É mais um caso com contornos chocantes a abalar o Peru. Uma menina foi violada e agredida física e psicologicamente pelo padrasto desde os seis anos. Aos onze, engravidou e foi-lhe negado o acesso ao aborto terapêutico por um hospital peruano. Agora, a decisão foi revertida e a menor, grávida de 17 semanas, vai poder interromper a gravidez, avança o El Mundo.
O Instituto Nacional Materno Perinatal de Lima informou que uma junta médica decidiu permitir o aborto a Mila, nome fictício, isto depois de a junta médica do hospital que a tratou, no departamento amazónico de Loreto, lhe ter negado o aborto, argumentando que os casos de violação não se encontram abrangidos pelo protocolo de aborto e que a saúde da menor não se encontrava em risco — o único requisito que pode ser invocado no Peru para interromper uma gravidez. Para além disso, a menina terá dito aos médicos que queria continuar com a gestação.

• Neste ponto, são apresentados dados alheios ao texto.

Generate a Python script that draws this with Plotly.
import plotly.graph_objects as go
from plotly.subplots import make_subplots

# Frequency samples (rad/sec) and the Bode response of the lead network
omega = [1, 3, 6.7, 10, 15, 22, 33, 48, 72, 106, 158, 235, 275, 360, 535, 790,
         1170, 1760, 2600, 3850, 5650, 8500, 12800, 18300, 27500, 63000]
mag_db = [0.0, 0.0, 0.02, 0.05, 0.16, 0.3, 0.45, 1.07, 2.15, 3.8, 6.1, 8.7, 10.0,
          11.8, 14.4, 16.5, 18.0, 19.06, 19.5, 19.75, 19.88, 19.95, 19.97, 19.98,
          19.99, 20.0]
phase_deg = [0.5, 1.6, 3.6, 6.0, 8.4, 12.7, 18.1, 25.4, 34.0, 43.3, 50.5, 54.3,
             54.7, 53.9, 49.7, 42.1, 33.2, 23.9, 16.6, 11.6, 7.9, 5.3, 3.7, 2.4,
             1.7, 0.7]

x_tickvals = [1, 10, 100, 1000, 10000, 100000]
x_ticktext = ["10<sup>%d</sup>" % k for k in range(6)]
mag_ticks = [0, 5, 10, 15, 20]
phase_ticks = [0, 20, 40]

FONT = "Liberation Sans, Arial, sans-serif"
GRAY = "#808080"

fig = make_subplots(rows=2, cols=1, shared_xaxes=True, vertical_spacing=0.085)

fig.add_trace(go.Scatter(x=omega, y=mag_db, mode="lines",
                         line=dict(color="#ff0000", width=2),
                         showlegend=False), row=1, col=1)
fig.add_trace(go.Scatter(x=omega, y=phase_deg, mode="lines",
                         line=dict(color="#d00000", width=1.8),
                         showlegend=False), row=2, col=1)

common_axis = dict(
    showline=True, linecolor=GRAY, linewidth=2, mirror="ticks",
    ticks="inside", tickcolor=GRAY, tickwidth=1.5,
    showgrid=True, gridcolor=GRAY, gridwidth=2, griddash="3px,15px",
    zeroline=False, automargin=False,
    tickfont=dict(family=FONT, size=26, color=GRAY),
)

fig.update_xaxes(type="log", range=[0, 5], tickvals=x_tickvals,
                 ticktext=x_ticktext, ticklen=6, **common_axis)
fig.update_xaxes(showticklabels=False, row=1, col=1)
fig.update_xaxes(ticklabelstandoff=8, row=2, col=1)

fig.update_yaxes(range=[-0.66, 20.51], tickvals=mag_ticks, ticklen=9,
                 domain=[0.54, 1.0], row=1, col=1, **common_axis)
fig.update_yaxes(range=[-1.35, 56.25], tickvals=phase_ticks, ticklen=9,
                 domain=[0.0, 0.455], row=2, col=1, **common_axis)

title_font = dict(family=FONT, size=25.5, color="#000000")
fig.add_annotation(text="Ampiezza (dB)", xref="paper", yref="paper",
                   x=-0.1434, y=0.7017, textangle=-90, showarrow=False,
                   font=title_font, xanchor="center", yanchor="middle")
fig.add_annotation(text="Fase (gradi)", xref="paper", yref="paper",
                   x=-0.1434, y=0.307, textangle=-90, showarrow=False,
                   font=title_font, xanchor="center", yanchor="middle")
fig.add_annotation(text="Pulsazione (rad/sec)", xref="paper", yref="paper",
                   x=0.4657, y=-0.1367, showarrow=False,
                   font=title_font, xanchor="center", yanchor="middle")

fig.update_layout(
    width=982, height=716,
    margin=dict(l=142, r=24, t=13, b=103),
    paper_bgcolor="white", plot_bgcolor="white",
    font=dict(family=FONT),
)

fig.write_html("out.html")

A decisão das autoridades de saúde peruanas de impedir o aborto alterou-se depois de várias organizações internacionais terem chamado a atenção para o caso. A ONU e a ONG Save the Children exortaram o Estado peruano a garantir o direito da menina ao aborto, alertando que a decisão contraria “os padrões estabelecidos pelo Comité dos Direitos da Criança” da ONU. Já a CHS Alternativo (uma associação peruana de defesa dos direitos humanos) alertou que Mila não teve a oportunidade de frequentar a escola, não sabe ler ou escrever.
Em julho, a menor descobriu que estava grávida de 13 semanas. Por isso, a Unidade de Proteção Especial de Loreto decidiu enviá-la, juntamente com os restantes três irmãos, para uma casa de acolhimento, de modo a protegê-la da família, conta o El País. A mãe, também vítima de violência por parte do padrastro de Mila, foi ameaçada e não pôde proteger a filha, como a própria disse depois de o caso se ter tornado público.
No campo judicial, e apesar das agressões que Mila e e a sua família sofriam, a justiça peruana libertou o agressor. Esta sexta-feira, o Ministério da Mulher e Populações Vulneráveis do Peru pediu ao Tribunal Superior de Justiça a prisão imediata do homem.
Os casos de violação de crianças são comuns no Peru, país que nega, com frequência, o direito ao aborto às jovens. Em junho, o Comité dos Direitos da Criança da ONU determinou que o Peru violou os direitos à saúde e à vida de uma menina indígena de 13 anos, chamada Camila, vítima de violação, por não lhe ter fornecido informações ou acesso ao aborto legal e seguro.
Só em 2020, foram registados mais de 4 mil casos de violência sexual contra menores de idade. De acordo com o jornal El Comercio, todos os anos 1100 meninas com menos de quinze anos tornam-se mães no Peru.